> _Collected material_:
◆ ◆ ◆ ◆ ◆

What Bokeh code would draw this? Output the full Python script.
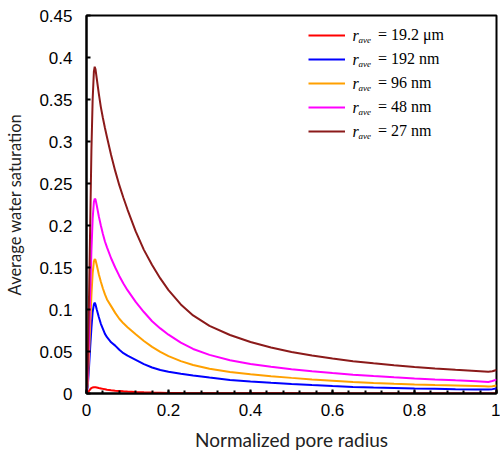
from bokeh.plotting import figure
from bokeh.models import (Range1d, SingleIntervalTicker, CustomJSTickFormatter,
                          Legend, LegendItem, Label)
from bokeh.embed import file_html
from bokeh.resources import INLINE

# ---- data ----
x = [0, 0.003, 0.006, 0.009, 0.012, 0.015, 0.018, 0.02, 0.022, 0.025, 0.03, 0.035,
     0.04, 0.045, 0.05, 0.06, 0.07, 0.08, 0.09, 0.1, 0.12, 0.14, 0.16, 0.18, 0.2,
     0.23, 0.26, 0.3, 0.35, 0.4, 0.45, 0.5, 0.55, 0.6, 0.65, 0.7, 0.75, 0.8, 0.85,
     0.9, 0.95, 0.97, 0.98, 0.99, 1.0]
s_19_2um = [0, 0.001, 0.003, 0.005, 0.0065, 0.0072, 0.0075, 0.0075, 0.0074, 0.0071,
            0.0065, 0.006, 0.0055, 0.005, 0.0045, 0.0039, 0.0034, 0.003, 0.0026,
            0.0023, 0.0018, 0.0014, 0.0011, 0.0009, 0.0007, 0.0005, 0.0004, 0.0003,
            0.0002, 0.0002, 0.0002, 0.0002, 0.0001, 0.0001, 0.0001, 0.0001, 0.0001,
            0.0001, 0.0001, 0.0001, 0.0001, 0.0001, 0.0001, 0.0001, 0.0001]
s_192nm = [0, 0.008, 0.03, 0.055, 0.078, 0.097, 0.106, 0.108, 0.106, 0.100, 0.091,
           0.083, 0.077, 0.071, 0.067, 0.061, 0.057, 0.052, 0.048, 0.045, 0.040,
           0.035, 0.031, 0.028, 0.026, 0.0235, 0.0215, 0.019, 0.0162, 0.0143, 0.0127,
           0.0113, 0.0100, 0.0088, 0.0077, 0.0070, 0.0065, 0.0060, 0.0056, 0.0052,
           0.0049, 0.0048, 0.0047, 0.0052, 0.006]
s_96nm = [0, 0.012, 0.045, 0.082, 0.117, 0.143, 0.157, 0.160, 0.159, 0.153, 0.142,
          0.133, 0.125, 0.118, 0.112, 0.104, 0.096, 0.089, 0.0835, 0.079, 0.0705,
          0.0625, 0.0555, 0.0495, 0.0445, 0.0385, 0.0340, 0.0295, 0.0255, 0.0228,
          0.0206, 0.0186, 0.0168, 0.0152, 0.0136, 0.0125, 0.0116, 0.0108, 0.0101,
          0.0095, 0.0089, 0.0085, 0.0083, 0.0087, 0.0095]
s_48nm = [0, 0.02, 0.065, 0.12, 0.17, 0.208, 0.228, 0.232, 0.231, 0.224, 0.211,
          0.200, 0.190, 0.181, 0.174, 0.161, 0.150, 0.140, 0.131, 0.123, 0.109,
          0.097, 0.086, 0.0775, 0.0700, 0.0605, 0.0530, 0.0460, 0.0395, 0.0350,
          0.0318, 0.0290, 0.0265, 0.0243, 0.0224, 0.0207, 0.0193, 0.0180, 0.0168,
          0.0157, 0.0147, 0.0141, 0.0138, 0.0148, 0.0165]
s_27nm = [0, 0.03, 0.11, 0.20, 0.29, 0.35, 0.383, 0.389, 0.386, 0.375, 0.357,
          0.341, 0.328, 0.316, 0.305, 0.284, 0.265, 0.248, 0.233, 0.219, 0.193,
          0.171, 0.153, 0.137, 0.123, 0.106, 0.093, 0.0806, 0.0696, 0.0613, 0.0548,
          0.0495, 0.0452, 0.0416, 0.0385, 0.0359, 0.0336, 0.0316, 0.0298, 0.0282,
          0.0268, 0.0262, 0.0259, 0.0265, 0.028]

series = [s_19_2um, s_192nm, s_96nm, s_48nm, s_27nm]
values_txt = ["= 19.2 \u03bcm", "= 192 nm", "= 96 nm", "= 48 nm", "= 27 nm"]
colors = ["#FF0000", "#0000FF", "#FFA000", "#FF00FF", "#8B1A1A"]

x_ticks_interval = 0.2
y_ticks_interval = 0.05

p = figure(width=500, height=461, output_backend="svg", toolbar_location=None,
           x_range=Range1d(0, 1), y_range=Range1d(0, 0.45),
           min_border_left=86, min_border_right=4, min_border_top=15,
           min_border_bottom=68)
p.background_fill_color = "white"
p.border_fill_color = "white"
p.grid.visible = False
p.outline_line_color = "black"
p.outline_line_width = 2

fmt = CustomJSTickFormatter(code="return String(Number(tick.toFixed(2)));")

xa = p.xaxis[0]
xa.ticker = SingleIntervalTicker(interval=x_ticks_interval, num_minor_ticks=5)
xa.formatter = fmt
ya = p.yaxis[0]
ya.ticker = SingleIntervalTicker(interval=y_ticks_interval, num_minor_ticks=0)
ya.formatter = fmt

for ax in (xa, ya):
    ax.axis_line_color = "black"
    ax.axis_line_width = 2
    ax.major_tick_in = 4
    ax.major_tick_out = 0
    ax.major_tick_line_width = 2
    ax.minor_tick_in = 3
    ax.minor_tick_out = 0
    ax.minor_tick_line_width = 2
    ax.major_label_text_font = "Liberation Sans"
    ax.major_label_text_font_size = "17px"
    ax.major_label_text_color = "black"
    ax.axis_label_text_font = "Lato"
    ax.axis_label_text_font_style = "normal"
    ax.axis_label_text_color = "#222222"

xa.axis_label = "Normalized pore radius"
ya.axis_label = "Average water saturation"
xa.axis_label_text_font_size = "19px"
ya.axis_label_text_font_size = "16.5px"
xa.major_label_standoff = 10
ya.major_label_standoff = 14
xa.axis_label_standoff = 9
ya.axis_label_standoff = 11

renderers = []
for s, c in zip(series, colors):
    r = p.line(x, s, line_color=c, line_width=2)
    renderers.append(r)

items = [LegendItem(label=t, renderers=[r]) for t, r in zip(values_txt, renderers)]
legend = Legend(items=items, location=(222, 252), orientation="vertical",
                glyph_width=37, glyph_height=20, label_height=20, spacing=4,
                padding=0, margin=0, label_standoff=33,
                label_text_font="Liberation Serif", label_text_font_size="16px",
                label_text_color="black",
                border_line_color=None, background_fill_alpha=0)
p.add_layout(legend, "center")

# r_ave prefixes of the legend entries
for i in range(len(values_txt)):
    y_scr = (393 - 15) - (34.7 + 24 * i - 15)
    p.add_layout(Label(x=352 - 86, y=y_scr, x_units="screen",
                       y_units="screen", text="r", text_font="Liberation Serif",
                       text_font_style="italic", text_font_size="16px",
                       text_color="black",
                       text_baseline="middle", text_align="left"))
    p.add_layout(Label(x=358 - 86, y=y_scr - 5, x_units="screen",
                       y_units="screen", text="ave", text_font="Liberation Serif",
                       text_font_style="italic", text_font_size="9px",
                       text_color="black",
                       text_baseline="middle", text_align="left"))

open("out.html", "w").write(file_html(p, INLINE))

◆ ◆ ◆ ◆ ◆

> _The request_:
Do not copy the pictures, but repeat every line exactly.

> _Solution to the exercise_:
What Bokeh code would draw this? Output the full Python script.
from bokeh.plotting import figure
from bokeh.models import (Range1d, SingleIntervalTicker, CustomJSTickFormatter,
                          Legend, LegendItem, Label)
from bokeh.embed import file_html
from bokeh.resources import INLINE

# ---- data ----
x = [0, 0.003, 0.006, 0.009, 0.012, 0.015, 0.018, 0.02, 0.022, 0.025, 0.03, 0.035,
     0.04, 0.045, 0.05, 0.06, 0.07, 0.08, 0.09, 0.1, 0.12, 0.14, 0.16, 0.18, 0.2,
     0.23, 0.26, 0.3, 0.35, 0.4, 0.45, 0.5, 0.55, 0.6, 0.65, 0.7, 0.75, 0.8, 0.85,
     0.9, 0.95, 0.97, 0.98, 0.99, 1.0]
s_19_2um = [0, 0.001, 0.003, 0.005, 0.0065, 0.0072, 0.0075, 0.0075, 0.0074, 0.0071,
            0.0065, 0.006, 0.0055, 0.005, 0.0045, 0.0039, 0.0034, 0.003, 0.0026,
            0.0023, 0.0018, 0.0014, 0.0011, 0.0009, 0.0007, 0.0005, 0.0004, 0.0003,
            0.0002, 0.0002, 0.0002, 0.0002, 0.0001, 0.0001, 0.0001, 0.0001, 0.0001,
            0.0001, 0.0001, 0.0001, 0.0001, 0.0001, 0.0001, 0.0001, 0.0001]
s_192nm = [0, 0.008, 0.03, 0.055, 0.078, 0.097, 0.106, 0.108, 0.106, 0.100, 0.091,
           0.083, 0.077, 0.071, 0.067, 0.061, 0.057, 0.052, 0.048, 0.045, 0.040,
           0.035, 0.031, 0.028, 0.026, 0.0235, 0.0215, 0.019, 0.0162, 0.0143, 0.0127,
           0.0113, 0.0100, 0.0088, 0.0077, 0.0070, 0.0065, 0.0060, 0.0056, 0.0052,
           0.0049, 0.0048, 0.0047, 0.0052, 0.006]
s_96nm = [0, 0.012, 0.045, 0.082, 0.117, 0.143, 0.157, 0.160, 0.159, 0.153, 0.142,
          0.133, 0.125, 0.118, 0.112, 0.104, 0.096, 0.089, 0.0835, 0.079, 0.0705,
          0.0625, 0.0555, 0.0495, 0.0445, 0.0385, 0.0340, 0.0295, 0.0255, 0.0228,
          0.0206, 0.0186, 0.0168, 0.0152, 0.0136, 0.0125, 0.0116, 0.0108, 0.0101,
          0.0095, 0.0089, 0.0085, 0.0083, 0.0087, 0.0095]
s_48nm = [0, 0.02, 0.065, 0.12, 0.17, 0.208, 0.228, 0.232, 0.231, 0.224, 0.211,
          0.200, 0.190, 0.181, 0.174, 0.161, 0.150, 0.140, 0.131, 0.123, 0.109,
          0.097, 0.086, 0.0775, 0.0700, 0.0605, 0.0530, 0.0460, 0.0395, 0.0350,
          0.0318, 0.0290, 0.0265, 0.0243, 0.0224, 0.0207, 0.0193, 0.0180, 0.0168,
          0.0157, 0.0147, 0.0141, 0.0138, 0.0148, 0.0165]
s_27nm = [0, 0.03, 0.11, 0.20, 0.29, 0.35, 0.383, 0.389, 0.386, 0.375, 0.357,
          0.341, 0.328, 0.316, 0.305, 0.284, 0.265, 0.248, 0.233, 0.219, 0.193,
          0.171, 0.153, 0.137, 0.123, 0.106, 0.093, 0.0806, 0.0696, 0.0613, 0.0548,
          0.0495, 0.0452, 0.0416, 0.0385, 0.0359, 0.0336, 0.0316, 0.0298, 0.0282,
          0.0268, 0.0262, 0.0259, 0.0265, 0.028]

series = [s_19_2um, s_192nm, s_96nm, s_48nm, s_27nm]
values_txt = ["= 19.2 \u03bcm", "= 192 nm", "= 96 nm", "= 48 nm", "= 27 nm"]
colors = ["#FF0000", "#0000FF", "#FFA000", "#FF00FF", "#8B1A1A"]

x_ticks_interval = 0.2
y_ticks_interval = 0.05

p = figure(width=500, height=461, output_backend="svg", toolbar_location=None,
           x_range=Range1d(0, 1), y_range=Range1d(0, 0.45),
           min_border_left=86, min_border_right=4, min_border_top=15,
           min_border_bottom=68)
p.background_fill_color = "white"
p.border_fill_color = "white"
p.grid.visible = False
p.outline_line_color = "black"
p.outline_line_width = 2

fmt = CustomJSTickFormatter(code="return String(Number(tick.toFixed(2)));")

xa = p.xaxis[0]
xa.ticker = SingleIntervalTicker(interval=x_ticks_interval, num_minor_ticks=5)
xa.formatter = fmt
ya = p.yaxis[0]
ya.ticker = SingleIntervalTicker(interval=y_ticks_interval, num_minor_ticks=0)
ya.formatter = fmt

for ax in (xa, ya):
    ax.axis_line_color = "black"
    ax.axis_line_width = 2
    ax.major_tick_in = 4
    ax.major_tick_out = 0
    ax.major_tick_line_width = 2
    ax.minor_tick_in = 3
    ax.minor_tick_out = 0
    ax.minor_tick_line_width = 2
    ax.major_label_text_font = "Liberation Sans"
    ax.major_label_text_font_size = "17px"
    ax.major_label_text_color = "black"
    ax.axis_label_text_font = "Lato"
    ax.axis_label_text_font_style = "normal"
    ax.axis_label_text_color = "#222222"

xa.axis_label = "Normalized pore radius"
ya.axis_label = "Average water saturation"
xa.axis_label_text_font_size = "19px"
ya.axis_label_text_font_size = "16.5px"
xa.major_label_standoff = 10
ya.major_label_standoff = 14
xa.axis_label_standoff = 9
ya.axis_label_standoff = 11

renderers = []
for s, c in zip(series, colors):
    r = p.line(x, s, line_color=c, line_width=2)
    renderers.append(r)

items = [LegendItem(label=t, renderers=[r]) for t, r in zip(values_txt, renderers)]
legend = Legend(items=items, location=(222, 252), orientation="vertical",
                glyph_width=37, glyph_height=20, label_height=20, spacing=4,
                padding=0, margin=0, label_standoff=33,
                label_text_font="Liberation Serif", label_text_font_size="16px",
                label_text_color="black",
                border_line_color=None, background_fill_alpha=0)
p.add_layout(legend, "center")

# r_ave prefixes of the legend entries
for i in range(len(values_txt)):
    y_scr = (393 - 15) - (34.7 + 24 * i - 15)
    p.add_layout(Label(x=352 - 86, y=y_scr, x_units="screen",
                       y_units="screen", text="r", text_font="Liberation Serif",
                       text_font_style="italic", text_font_size="16px",
                       text_color="black",
                       text_baseline="middle", text_align="left"))
    p.add_layout(Label(x=358 - 86, y=y_scr - 5, x_units="screen",
                       y_units="screen", text="ave", text_font="Liberation Serif",
                       text_font_style="italic", text_font_size="9px",
                       text_color="black",
                       text_baseline="middle", text_align="left"))

open("out.html", "w").write(file_html(p, INLINE))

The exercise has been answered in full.